Notice that the side-chain traversal (i.e. the block of code) can as complex as you need it to be. Here are a few examples:
# Get all flights that land in Toronto
r = g.e(:flies_to).lookahead {|flight| flight.in_v(city: 'Toronto')}
# Or the airlines that operate such flights
g.e(:flies_to).lookahead {|flight| flight.in_v(city: 'Toronto')} [:airline].uniq
# Get popular users in a social network
g.v(type: user).lookahead(min: 1000) {|u| u.in_e(:follows)}
Lookaheads are efficient, they do as much work as needed, but no more than that. That is, the side-chain traversals of lookahead(min:10)
will stop as soon as 10 items are found. Similarly, the side-chain traversal of lookahead(max: 3)

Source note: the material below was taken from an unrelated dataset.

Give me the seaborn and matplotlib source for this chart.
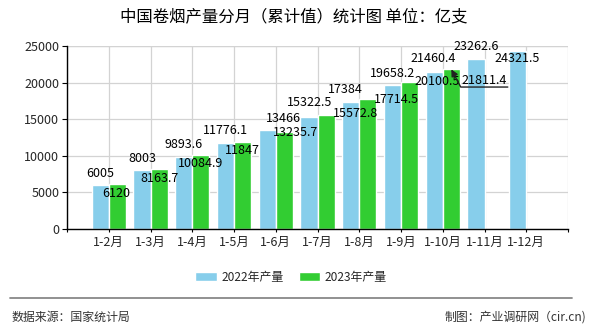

will stop as soon as it finds 4 items.
The neg_lookahead
filter (negative lookahead) excludes items whose side-chain traversal contains at least one item. Negative lookaheads work just like regular lookaheads (i.e. they accept a min
and max
argument), but, in terms of coding style, we recommend to only use them when you need to "reverse" a filter.
For example, we can define a 'not_popular' filter, based on a popular
filter:
def popular(users)
users.lookahead(min: 1000) {|u| u.in_e(:follows)}
end
def not_popular(users)
# Each user that is included in the popular results, will be excluded by neg_lookahead
users.neg_lookahead {|u| u.popular}
end